What you have to do:
Extract the full listing verbatim and drop any pictures from your copy.

....

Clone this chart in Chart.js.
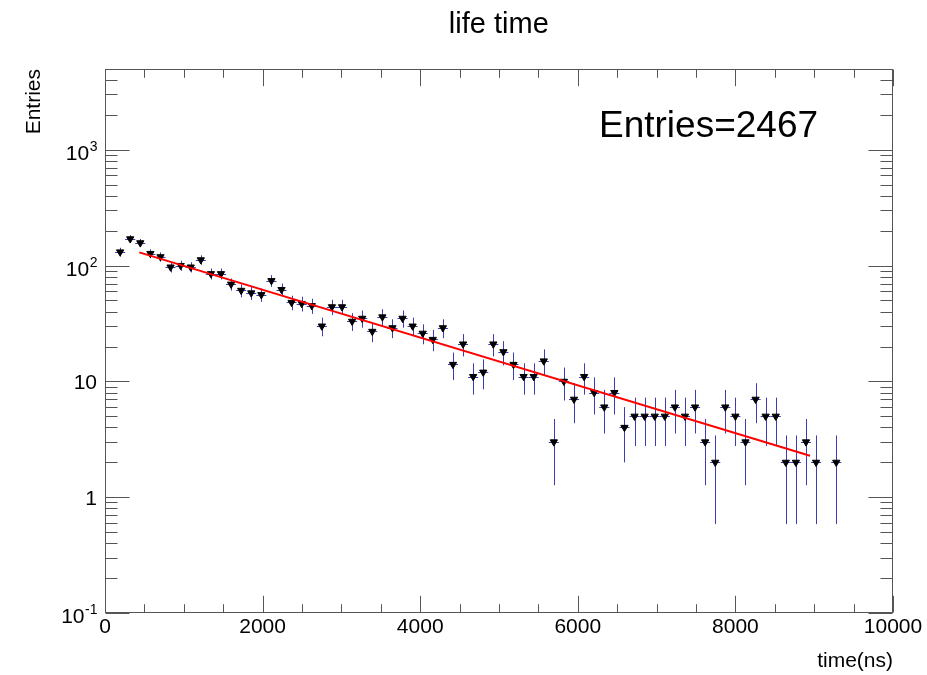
<!DOCTYPE html>
<html><head><meta charset="utf-8">
<script src="https://cdn.jsdelivr.net/npm/chart.js@4"></script>
<style>html,body{margin:0;padding:0;background:#fff}#wrap{width:927px;height:675px;position:relative}</style>
</head><body><div id="wrap"><canvas id="c"></canvas></div>
<script>
const histTitle = 'life time';
const xTitle = 'time(ns)';
const yTitle = 'Entries';
const statsText = 'Entries=2467';
const firstBinLow = 128;
const binWidth = 128;
const counts = [131,170,157,127,119,97,100,97,112,85,85,69,61,58,56,74,62,48,47,45,30,44,44,33,
  35,27,36,29,35,30,26,23,29,14,21,11,12,21,18,14,11,11,15,
  3,10,7,11,8,6,8,4,5,5,5,5,6,5,6,3,2,6,5,3,7,5,5,2,2,3,2,0,2];
const xTickValues = [0,2000,4000,6000,8000,10000];
const yTickValues = [0.1,1,10,100,1000];
const yTickBase = ['10','1','10','10','10'];
const yTickExp = ['-1','','','2','3'];
const fitX = [435, 8947];
const fitY = [130, 2.28];

const FONT = "'Liberation Sans', Arial, Helvetica, sans-serif";
const X_MIN = 0, X_MAX = 10000, Y_MIN = 0.1, Y_MAX = 4980;

const points = [];
counts.forEach((n, i) => {
  if (n > 0) points.push({x: firstBinLow + (i + 0.5) * binWidth, y: n});
});
const fitData = fitX.map((x, i) => ({x, y: fitY[i]}));

const errorBars = {
  id: 'errorBars',
  beforeDatasetsDraw(chart) {
    const {ctx, chartArea: a, scales: {x, y}} = chart;
    ctx.save();
    ctx.beginPath(); ctx.rect(a.left, a.top, a.right - a.left, a.bottom - a.top); ctx.clip();
    ctx.strokeStyle = '#3c3cb4';
    ctx.lineWidth = 1;
    points.forEach(p => {
      const e = Math.sqrt(p.y);
      const px = Math.round(x.getPixelForValue(p.x)) + 0.5;
      const py = Math.round(y.getPixelForValue(p.y)) + 0.5;
      const yTop = y.getPixelForValue(p.y + e);
      const yBot = y.getPixelForValue(Math.max(p.y - e, Y_MIN));
      const xl = x.getPixelForValue(p.x - binWidth / 2);
      const xr = x.getPixelForValue(p.x + binWidth / 2);
      ctx.beginPath();
      ctx.moveTo(px, yTop); ctx.lineTo(px, yBot);
      ctx.moveTo(xl, py); ctx.lineTo(xr, py);
      ctx.stroke();
    });
    ctx.restore();
  }
};

const frameTicks = {
  id: 'frameTicks',
  afterDraw(chart) {
    const {ctx, chartArea: a, scales: {x, y}} = chart;
    ctx.save();
    ctx.strokeStyle = '#555';
    ctx.lineWidth = 1;
    const L = Math.round(a.left) + 0.5, R = Math.round(a.right) - 0.5;
    const T = Math.round(a.top) + 0.5, B = Math.round(a.bottom) - 0.5;
    ctx.strokeRect(L, T, R - L, B - T);
    ctx.beginPath();
    for (let v = X_MIN; v <= X_MAX; v += 500) {
      const major = xTickValues.includes(v);
      const len = major ? 16.7 : 8.3;
      const px = Math.round(x.getPixelForValue(v)) + 0.5;
      ctx.moveTo(px, B); ctx.lineTo(px, B - len);
      ctx.moveTo(px, T); ctx.lineTo(px, T + len);
    }
    for (let d = 0.1; d < Y_MAX; d *= 10) {
      for (let m = 1; m <= 9; m++) {
        const v = m * d;
        if (v < Y_MIN * 0.999 || v > Y_MAX) continue;
        const len = m === 1 ? 24 : 12;
        const py = Math.round(y.getPixelForValue(v)) + 0.5;
        ctx.moveTo(L, py); ctx.lineTo(L + len, py);
        ctx.moveTo(R, py); ctx.lineTo(R - len, py);
      }
    }
    ctx.stroke();

    // y tick labels with superscript exponents
    ctx.fillStyle = '#000';
    ctx.textBaseline = 'alphabetic';
    ctx.textAlign = 'left';
    const rightEdge = 97;
    yTickValues.forEach((v, i) => {
      const py = y.getPixelForValue(v);
      const base = yTickBase[i], ex = yTickExp[i];
      ctx.font = '21px ' + FONT;
      const wb = ctx.measureText(base).width;
      ctx.font = '14px ' + FONT;
      const we = ex ? ctx.measureText(ex).width : 0;
      const x0 = rightEdge - wb - we;
      const baseY = ex ? py + 10 : py + 7.5;
      ctx.font = '21px ' + FONT;
      ctx.fillText(base, x0, baseY);
      if (ex) {
        ctx.font = '14px ' + FONT;
        ctx.fillText(ex, x0 + wb + 0.5, py + 1);
      }
    });

    ctx.font = '29px ' + FONT;
    ctx.textAlign = 'center';
    ctx.fillText(histTitle, 498.8, 33.3);
    ctx.font = '37px ' + FONT;
    ctx.textAlign = 'left';
    ctx.fillText(statsText, 599, 136.7);
    ctx.restore();
  }
};

new Chart(document.getElementById('c'), {
  type: 'scatter',
  data: {
    datasets: [
      {
        label: 'fit', type: 'line', data: fitData, order: 0,
        borderColor: '#ff0000', borderWidth: 2, pointRadius: 0, fill: false, tension: 0
      },
      {
        label: 'lifetime', data: points, order: 1,
        pointStyle: 'triangle', rotation: 180, pointRadius: 4.2,
        backgroundColor: '#000', borderColor: '#000', borderWidth: 1, showLine: false
      }
    ]
  },
  options: {
    responsive: true, maintainAspectRatio: false, animation: false,
    layout: {padding: {top: 69, right: 34, left: 0, bottom: 0}},
    plugins: {legend: {display: false}, tooltip: {enabled: false}, title: {display: false}},
    scales: {
      x: {
        type: 'linear', min: X_MIN, max: X_MAX,
        grid: {display: false, drawTicks: false}, border: {display: false},
        afterBuildTicks: s => { s.ticks = xTickValues.map(v => ({value: v})); },
        afterFit: s => { s.height = 62; s.paddingLeft = 0; s.paddingRight = 0; },
        ticks: {padding: 2, color: '#000', font: {family: FONT, size: 21}, maxRotation: 0, autoSkip: false,
          callback: v => String(v)},
        title: {display: true, text: xTitle, align: 'end', color: '#000', font: {family: FONT, size: 21}, padding: {top: 0, bottom: 1.5}}
      },
      y: {
        type: 'logarithmic', min: Y_MIN, max: Y_MAX,
        grid: {display: false, drawTicks: false}, border: {display: false},
        afterBuildTicks: s => { s.ticks = yTickValues.map(v => ({value: v})); },
        afterFit: s => { s.width = 105; s.paddingTop = 0; s.paddingBottom = 0; },
        ticks: {display: false, autoSkip: false},
        title: {display: true, text: yTitle, align: 'end', color: '#000', font: {family: FONT, size: 21}, padding: {top: 21.7, bottom: 0}}
      }
    }
  },
  plugins: [errorBars, frameTicks]
});
</script>
</body></html>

....

Exercise answer:
Clone this chart in Chart.js.
<!DOCTYPE html>
<html><head><meta charset="utf-8">
<script src="https://cdn.jsdelivr.net/npm/chart.js@4"></script>
<style>html,body{margin:0;padding:0;background:#fff}#wrap{width:927px;height:675px;position:relative}</style>
</head><body><div id="wrap"><canvas id="c"></canvas></div>
<script>
const histTitle = 'life time';
const xTitle = 'time(ns)';
const yTitle = 'Entries';
const statsText = 'Entries=2467';
const firstBinLow = 128;
const binWidth = 128;
const counts = [131,170,157,127,119,97,100,97,112,85,85,69,61,58,56,74,62,48,47,45,30,44,44,33,
  35,27,36,29,35,30,26,23,29,14,21,11,12,21,18,14,11,11,15,
  3,10,7,11,8,6,8,4,5,5,5,5,6,5,6,3,2,6,5,3,7,5,5,2,2,3,2,0,2];
const xTickValues = [0,2000,4000,6000,8000,10000];
const yTickValues = [0.1,1,10,100,1000];
const yTickBase = ['10','1','10','10','10'];
const yTickExp = ['-1','','','2','3'];
const fitX = [435, 8947];
const fitY = [130, 2.28];

const FONT = "'Liberation Sans', Arial, Helvetica, sans-serif";
const X_MIN = 0, X_MAX = 10000, Y_MIN = 0.1, Y_MAX = 4980;

const points = [];
counts.forEach((n, i) => {
  if (n > 0) points.push({x: firstBinLow + (i + 0.5) * binWidth, y: n});
});
const fitData = fitX.map((x, i) => ({x, y: fitY[i]}));

const errorBars = {
  id: 'errorBars',
  beforeDatasetsDraw(chart) {
    const {ctx, chartArea: a, scales: {x, y}} = chart;
    ctx.save();
    ctx.beginPath(); ctx.rect(a.left, a.top, a.right - a.left, a.bottom - a.top); ctx.clip();
    ctx.strokeStyle = '#3c3cb4';
    ctx.lineWidth = 1;
    points.forEach(p => {
      const e = Math.sqrt(p.y);
      const px = Math.round(x.getPixelForValue(p.x)) + 0.5;
      const py = Math.round(y.getPixelForValue(p.y)) + 0.5;
      const yTop = y.getPixelForValue(p.y + e);
      const yBot = y.getPixelForValue(Math.max(p.y - e, Y_MIN));
      const xl = x.getPixelForValue(p.x - binWidth / 2);
      const xr = x.getPixelForValue(p.x + binWidth / 2);
      ctx.beginPath();
      ctx.moveTo(px, yTop); ctx.lineTo(px, yBot);
      ctx.moveTo(xl, py); ctx.lineTo(xr, py);
      ctx.stroke();
    });
    ctx.restore();
  }
};

const frameTicks = {
  id: 'frameTicks',
  afterDraw(chart) {
    const {ctx, chartArea: a, scales: {x, y}} = chart;
    ctx.save();
    ctx.strokeStyle = '#555';
    ctx.lineWidth = 1;
    const L = Math.round(a.left) + 0.5, R = Math.round(a.right) - 0.5;
    const T = Math.round(a.top) + 0.5, B = Math.round(a.bottom) - 0.5;
    ctx.strokeRect(L, T, R - L, B - T);
    ctx.beginPath();
    for (let v = X_MIN; v <= X_MAX; v += 500) {
      const major = xTickValues.includes(v);
      const len = major ? 16.7 : 8.3;
      const px = Math.round(x.getPixelForValue(v)) + 0.5;
      ctx.moveTo(px, B); ctx.lineTo(px, B - len);
      ctx.moveTo(px, T); ctx.lineTo(px, T + len);
    }
    for (let d = 0.1; d < Y_MAX; d *= 10) {
      for (let m = 1; m <= 9; m++) {
        const v = m * d;
        if (v < Y_MIN * 0.999 || v > Y_MAX) continue;
        const len = m === 1 ? 24 : 12;
        const py = Math.round(y.getPixelForValue(v)) + 0.5;
        ctx.moveTo(L, py); ctx.lineTo(L + len, py);
        ctx.moveTo(R, py); ctx.lineTo(R - len, py);
      }
    }
    ctx.stroke();

    // y tick labels with superscript exponents
    ctx.fillStyle = '#000';
    ctx.textBaseline = 'alphabetic';
    ctx.textAlign = 'left';
    const rightEdge = 97;
    yTickValues.forEach((v, i) => {
      const py = y.getPixelForValue(v);
      const base = yTickBase[i], ex = yTickExp[i];
      ctx.font = '21px ' + FONT;
      const wb = ctx.measureText(base).width;
      ctx.font = '14px ' + FONT;
      const we = ex ? ctx.measureText(ex).width : 0;
      const x0 = rightEdge - wb - we;
      const baseY = ex ? py + 10 : py + 7.5;
      ctx.font = '21px ' + FONT;
      ctx.fillText(base, x0, baseY);
      if (ex) {
        ctx.font = '14px ' + FONT;
        ctx.fillText(ex, x0 + wb + 0.5, py + 1);
      }
    });

    ctx.font = '29px ' + FONT;
    ctx.textAlign = 'center';
    ctx.fillText(histTitle, 498.8, 33.3);
    ctx.font = '37px ' + FONT;
    ctx.textAlign = 'left';
    ctx.fillText(statsText, 599, 136.7);
    ctx.restore();
  }
};

new Chart(document.getElementById('c'), {
  type: 'scatter',
  data: {
    datasets: [
      {
        label: 'fit', type: 'line', data: fitData, order: 0,
        borderColor: '#ff0000', borderWidth: 2, pointRadius: 0, fill: false, tension: 0
      },
      {
        label: 'lifetime', data: points, order: 1,
        pointStyle: 'triangle', rotation: 180, pointRadius: 4.2,
        backgroundColor: '#000', borderColor: '#000', borderWidth: 1, showLine: false
      }
    ]
  },
  options: {
    responsive: true, maintainAspectRatio: false, animation: false,
    layout: {padding: {top: 69, right: 34, left: 0, bottom: 0}},
    plugins: {legend: {display: false}, tooltip: {enabled: false}, title: {display: false}},
    scales: {
      x: {
        type: 'linear', min: X_MIN, max: X_MAX,
        grid: {display: false, drawTicks: false}, border: {display: false},
        afterBuildTicks: s => { s.ticks = xTickValues.map(v => ({value: v})); },
        afterFit: s => { s.height = 62; s.paddingLeft = 0; s.paddingRight = 0; },
        ticks: {padding: 2, color: '#000', font: {family: FONT, size: 21}, maxRotation: 0, autoSkip: false,
          callback: v => String(v)},
        title: {display: true, text: xTitle, align: 'end', color: '#000', font: {family: FONT, size: 21}, padding: {top: 0, bottom: 1.5}}
      },
      y: {
        type: 'logarithmic', min: Y_MIN, max: Y_MAX,
        grid: {display: false, drawTicks: false}, border: {display: false},
        afterBuildTicks: s => { s.ticks = yTickValues.map(v => ({value: v})); },
        afterFit: s => { s.width = 105; s.paddingTop = 0; s.paddingBottom = 0; },
        ticks: {display: false, autoSkip: false},
        title: {display: true, text: yTitle, align: 'end', color: '#000', font: {family: FONT, size: 21}, padding: {top: 21.7, bottom: 0}}
      }
    }
  },
  plugins: [errorBars, frameTicks]
});
</script>
</body></html>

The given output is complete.